• _WORK TO DO_: Pull every line containing "this" from the entries.

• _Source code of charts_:
· · ·

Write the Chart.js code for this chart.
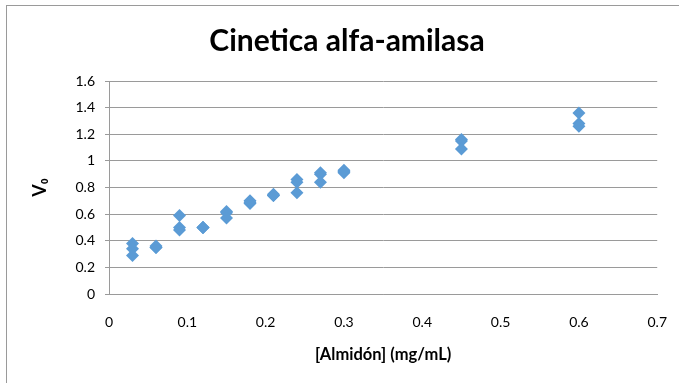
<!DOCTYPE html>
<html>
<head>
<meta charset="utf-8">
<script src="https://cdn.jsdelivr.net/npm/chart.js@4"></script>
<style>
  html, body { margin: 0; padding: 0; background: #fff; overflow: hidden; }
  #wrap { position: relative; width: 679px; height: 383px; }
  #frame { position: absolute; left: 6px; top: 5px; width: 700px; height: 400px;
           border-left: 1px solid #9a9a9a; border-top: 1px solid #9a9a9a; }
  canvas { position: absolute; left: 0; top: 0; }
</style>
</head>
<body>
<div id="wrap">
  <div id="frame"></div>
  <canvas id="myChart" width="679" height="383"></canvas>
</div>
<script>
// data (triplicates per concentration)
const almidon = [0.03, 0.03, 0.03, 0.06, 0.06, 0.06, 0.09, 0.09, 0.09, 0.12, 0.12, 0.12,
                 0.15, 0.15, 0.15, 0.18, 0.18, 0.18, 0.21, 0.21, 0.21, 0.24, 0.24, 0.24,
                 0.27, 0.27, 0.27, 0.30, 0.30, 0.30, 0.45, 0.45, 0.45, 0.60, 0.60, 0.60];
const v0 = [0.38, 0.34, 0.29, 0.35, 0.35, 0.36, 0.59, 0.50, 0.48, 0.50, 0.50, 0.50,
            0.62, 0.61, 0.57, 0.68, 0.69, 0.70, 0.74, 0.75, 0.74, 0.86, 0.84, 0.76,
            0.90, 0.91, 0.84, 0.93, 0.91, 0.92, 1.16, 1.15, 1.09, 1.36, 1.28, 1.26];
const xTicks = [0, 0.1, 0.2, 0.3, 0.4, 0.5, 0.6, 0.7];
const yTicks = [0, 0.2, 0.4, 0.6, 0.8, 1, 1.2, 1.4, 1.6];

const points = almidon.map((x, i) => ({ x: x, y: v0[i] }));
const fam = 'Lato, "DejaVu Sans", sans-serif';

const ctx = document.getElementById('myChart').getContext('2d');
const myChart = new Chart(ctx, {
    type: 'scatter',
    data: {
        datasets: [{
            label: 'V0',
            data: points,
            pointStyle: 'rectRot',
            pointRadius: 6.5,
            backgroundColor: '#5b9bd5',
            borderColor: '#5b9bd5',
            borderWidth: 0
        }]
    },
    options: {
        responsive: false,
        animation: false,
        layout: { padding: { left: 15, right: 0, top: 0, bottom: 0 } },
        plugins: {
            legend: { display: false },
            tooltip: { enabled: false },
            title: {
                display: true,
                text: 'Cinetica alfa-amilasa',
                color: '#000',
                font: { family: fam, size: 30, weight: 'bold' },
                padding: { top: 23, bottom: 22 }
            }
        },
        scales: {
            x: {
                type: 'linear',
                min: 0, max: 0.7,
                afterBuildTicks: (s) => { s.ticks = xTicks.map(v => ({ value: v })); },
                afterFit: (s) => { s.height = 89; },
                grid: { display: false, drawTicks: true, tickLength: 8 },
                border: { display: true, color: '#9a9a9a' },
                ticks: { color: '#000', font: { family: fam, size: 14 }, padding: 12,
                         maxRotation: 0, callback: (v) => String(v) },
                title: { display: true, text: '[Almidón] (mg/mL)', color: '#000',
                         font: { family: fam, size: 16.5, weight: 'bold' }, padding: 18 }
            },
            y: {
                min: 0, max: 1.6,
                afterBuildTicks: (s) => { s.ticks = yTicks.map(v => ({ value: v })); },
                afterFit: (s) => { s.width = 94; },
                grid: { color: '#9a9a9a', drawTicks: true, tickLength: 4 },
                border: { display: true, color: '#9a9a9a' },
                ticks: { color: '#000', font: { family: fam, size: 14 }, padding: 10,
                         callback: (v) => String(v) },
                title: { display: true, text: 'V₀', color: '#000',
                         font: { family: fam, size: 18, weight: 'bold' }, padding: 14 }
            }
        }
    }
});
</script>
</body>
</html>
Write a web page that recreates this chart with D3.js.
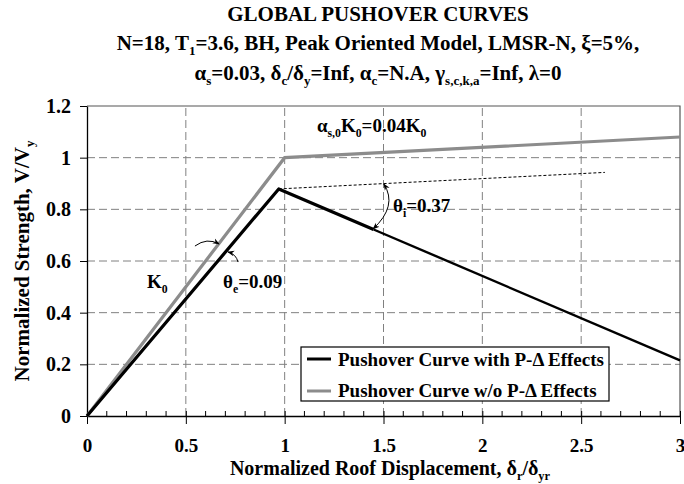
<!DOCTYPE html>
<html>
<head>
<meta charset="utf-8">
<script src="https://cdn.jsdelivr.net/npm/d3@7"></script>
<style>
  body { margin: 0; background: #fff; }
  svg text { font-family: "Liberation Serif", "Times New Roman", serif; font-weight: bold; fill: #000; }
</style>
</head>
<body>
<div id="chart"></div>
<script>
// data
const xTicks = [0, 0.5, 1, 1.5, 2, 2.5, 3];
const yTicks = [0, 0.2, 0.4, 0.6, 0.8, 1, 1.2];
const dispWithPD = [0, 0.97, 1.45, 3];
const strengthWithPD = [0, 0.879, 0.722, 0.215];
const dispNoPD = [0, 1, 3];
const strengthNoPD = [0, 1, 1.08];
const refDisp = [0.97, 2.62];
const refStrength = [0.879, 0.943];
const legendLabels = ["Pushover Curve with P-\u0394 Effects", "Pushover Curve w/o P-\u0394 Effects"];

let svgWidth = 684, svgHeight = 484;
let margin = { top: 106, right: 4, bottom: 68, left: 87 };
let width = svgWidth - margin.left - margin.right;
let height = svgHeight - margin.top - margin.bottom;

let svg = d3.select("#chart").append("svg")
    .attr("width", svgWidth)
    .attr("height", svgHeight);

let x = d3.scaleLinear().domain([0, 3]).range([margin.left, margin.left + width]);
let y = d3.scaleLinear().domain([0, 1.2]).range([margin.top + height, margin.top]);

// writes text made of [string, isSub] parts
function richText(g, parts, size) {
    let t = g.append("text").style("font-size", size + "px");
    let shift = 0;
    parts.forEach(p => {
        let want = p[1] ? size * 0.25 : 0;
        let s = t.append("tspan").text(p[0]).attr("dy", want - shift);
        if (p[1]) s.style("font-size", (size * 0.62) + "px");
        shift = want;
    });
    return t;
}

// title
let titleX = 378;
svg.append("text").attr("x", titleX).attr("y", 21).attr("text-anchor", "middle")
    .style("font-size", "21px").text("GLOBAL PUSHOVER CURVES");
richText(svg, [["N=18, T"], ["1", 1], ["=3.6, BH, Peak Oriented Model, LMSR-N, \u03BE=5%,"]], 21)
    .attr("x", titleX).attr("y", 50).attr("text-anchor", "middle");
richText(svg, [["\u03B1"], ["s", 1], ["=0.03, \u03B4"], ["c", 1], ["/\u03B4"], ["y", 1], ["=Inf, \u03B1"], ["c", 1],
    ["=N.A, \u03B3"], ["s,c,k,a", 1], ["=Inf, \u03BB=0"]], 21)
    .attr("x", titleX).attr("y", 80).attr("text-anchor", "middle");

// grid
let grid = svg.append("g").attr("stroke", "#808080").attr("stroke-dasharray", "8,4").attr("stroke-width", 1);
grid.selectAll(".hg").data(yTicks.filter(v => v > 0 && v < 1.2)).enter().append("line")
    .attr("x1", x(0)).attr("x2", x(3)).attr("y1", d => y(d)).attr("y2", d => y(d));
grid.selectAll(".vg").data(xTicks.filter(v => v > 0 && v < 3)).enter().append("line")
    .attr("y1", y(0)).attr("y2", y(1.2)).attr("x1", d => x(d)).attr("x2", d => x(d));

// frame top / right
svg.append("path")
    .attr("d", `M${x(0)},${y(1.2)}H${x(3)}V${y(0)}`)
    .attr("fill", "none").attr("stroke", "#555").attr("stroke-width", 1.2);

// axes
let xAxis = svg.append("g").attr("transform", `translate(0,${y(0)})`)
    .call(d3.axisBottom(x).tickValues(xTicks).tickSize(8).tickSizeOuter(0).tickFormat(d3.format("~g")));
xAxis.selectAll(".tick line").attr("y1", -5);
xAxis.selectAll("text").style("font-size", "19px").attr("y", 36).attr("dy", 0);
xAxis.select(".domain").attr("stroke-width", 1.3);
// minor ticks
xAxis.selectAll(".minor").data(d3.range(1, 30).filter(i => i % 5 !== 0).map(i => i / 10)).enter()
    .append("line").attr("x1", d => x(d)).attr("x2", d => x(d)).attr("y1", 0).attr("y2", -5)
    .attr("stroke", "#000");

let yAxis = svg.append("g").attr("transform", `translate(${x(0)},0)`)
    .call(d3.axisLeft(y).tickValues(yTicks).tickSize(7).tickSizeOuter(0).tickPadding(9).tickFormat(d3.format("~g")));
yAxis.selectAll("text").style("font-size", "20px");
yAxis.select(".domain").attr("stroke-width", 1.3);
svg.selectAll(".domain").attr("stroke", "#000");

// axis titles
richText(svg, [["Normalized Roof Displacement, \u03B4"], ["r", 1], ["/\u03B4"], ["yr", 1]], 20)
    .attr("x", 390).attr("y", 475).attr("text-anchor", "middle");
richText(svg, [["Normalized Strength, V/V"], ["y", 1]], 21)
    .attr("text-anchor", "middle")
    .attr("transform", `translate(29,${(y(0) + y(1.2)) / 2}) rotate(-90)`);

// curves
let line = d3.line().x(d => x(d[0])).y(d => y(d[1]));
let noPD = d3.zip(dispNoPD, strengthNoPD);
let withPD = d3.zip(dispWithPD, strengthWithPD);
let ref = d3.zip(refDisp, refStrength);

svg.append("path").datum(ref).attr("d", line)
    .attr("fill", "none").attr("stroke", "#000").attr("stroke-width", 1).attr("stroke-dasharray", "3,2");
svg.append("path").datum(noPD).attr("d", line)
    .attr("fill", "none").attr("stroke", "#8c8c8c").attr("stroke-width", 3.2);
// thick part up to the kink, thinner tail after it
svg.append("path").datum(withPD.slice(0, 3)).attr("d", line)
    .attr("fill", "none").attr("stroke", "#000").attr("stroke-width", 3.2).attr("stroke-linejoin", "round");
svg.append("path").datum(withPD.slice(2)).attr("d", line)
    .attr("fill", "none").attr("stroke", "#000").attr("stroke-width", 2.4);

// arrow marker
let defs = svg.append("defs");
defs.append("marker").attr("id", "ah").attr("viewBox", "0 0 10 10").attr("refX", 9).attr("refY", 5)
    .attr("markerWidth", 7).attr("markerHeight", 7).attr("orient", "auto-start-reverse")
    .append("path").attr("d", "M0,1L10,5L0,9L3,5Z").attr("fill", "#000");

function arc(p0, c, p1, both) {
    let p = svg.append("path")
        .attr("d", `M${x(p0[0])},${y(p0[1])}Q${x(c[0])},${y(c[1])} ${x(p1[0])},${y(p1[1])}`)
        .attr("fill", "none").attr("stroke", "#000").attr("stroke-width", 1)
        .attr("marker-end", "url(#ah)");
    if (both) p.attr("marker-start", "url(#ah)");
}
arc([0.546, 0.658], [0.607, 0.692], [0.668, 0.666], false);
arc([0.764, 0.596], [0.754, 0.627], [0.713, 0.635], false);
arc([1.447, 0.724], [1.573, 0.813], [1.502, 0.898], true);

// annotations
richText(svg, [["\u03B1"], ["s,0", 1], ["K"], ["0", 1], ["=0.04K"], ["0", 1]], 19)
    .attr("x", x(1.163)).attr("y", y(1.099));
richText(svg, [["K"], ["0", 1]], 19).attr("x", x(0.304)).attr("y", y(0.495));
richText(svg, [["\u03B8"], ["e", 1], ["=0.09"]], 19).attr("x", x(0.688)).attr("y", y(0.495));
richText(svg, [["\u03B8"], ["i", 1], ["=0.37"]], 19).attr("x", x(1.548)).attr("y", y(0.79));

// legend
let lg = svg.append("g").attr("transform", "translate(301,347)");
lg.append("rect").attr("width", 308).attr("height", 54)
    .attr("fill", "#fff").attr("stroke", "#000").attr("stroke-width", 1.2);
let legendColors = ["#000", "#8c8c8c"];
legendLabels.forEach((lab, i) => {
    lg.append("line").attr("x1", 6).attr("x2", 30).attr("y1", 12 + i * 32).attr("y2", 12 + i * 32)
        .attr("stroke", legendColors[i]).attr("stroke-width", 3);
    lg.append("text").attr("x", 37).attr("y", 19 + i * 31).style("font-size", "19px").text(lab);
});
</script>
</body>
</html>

· · ·

• _EXERCISE SOLUTION_:
Write the Chart.js code for this chart.
Write a web page that recreates this chart with D3.js.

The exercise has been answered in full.